Just like with professional wrestling, you can try to make someone the face of the company, but if the fans don’t buy it, they can quickly turn.
Without diving into speculation of why, it was apparent the locker room was not united. As the team’s performance on the floor got worse, it became easy to mock and start hating the Pacers for the casual fan. The Pacers were now losing games and weren’t nearly as fun to watch, and then even within the fan base in Indiana, some were turning on Lance Stephenson as he appeared more and more like a heel character himself. He was arguing with teammates, fighting with teammates, and then for his final act, blowing in LeBron’s ear.
The circle was complete: LeBron was now the face to Lance Stephenson’s heel, and their teams went with them.
All the blame shouldn’t go to entirely Lance Stephenson or any one player. But for both NBA and Pacers fans, he was the center of attention and made it hard to cheer for Indiana. Sure winning and losing mattered during all this, but actions and words of all the parties involved played into the perceptions fans had of them.
The circle was complete: LeBron was now the face to Lance Stephenson’s heel, and their teams went with them.
They always do. It is easy to overlook problems when a team is winning, but they’ll eventually come to light.
As Indiana fell apart internally the casual fans found it easy to mock the GQ photo shoot and anything else Indiana did. It wasn’t as if the sentiments weren’t there before, but now fans had little problem letting everyone know.
You know things had really gone to hell when the WWE put Damian Sandow in a Lance Stephenson jersey to troll fans when RAW visited Indianapolis. Seriously, what level of NBA Hell is it when you can draw that sort of cheap heat by putting a wrestler in the jersey of a hometown player? Stephenson hadn’t signed with the Charlotte Hornets yet, but the WWE knew the reaction Sandow would draw in Stephenson’s jersey.
The Pacers-Heat Rivalry is gone, Paul George is hurt, and LeBron is working on completely redeeming himself if he can bring a championship to the Cleveland Cavaliers. Without Paul George any interest in the Pacers nationally has almost completely vanished. It hasn’t helped how much of the season both David West and George Hill missed either. Unlike the Heat were in the 2011 season and into 2012, Indiana hasn’t even been fun for teams to hate.
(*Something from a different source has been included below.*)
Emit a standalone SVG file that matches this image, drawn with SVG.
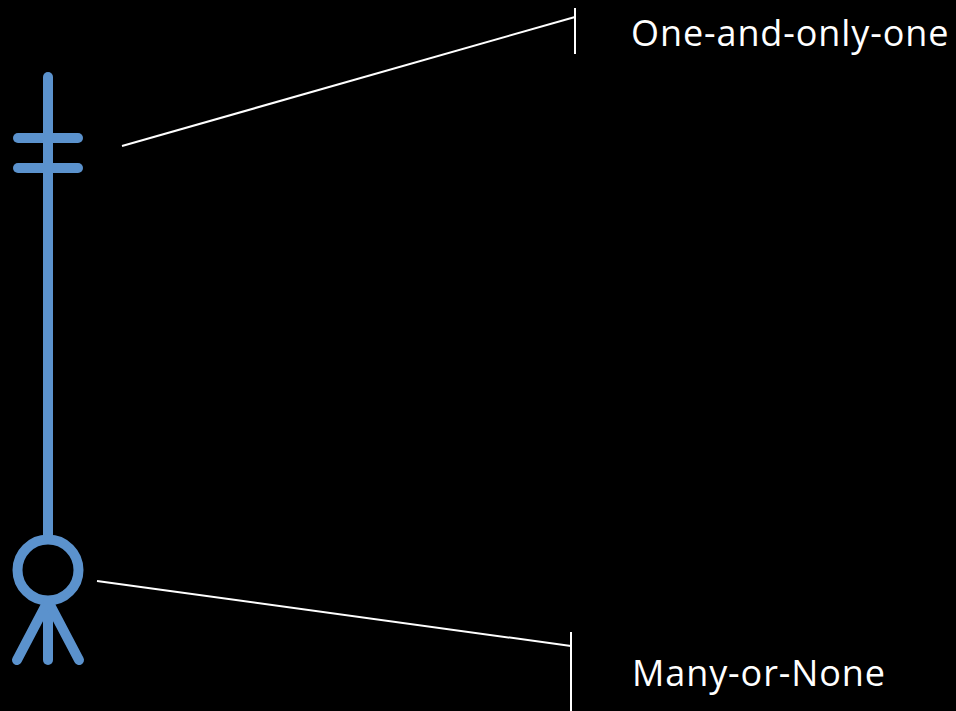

The Pacers did fall into the Purgatory that Travis spoke of: Irrelevance. You could even say that the Pacers were jobbers at the beginning of this season.
Indiana was humbled last year by the way they finished the season. They got their comeuppance. It is now time for them to redeem themselves.
But the Indiana Pacers are working on making another face turn of their own. George Hill is making the Pacers a winning team again, at least in the month of February. If Paul George can return from injury and get Indiana back into playoff contention this year or most likely next, then the casual fan might be cheering on the underdog heroes once again. Indiana was humbled last year by the way they finished the season. They got their comeuppance. It is now time for them to redeem themselves.
Paul George’s injury and his recovery sets up a story line the average fan can get behind. If Paul George can get the Pacers to the playoffs after going through his horrific leg injury, it would be hard to the average NBA fan not wanting to see them succeed.
Maybe then, the average fan will care about the Indiana Pacers once again.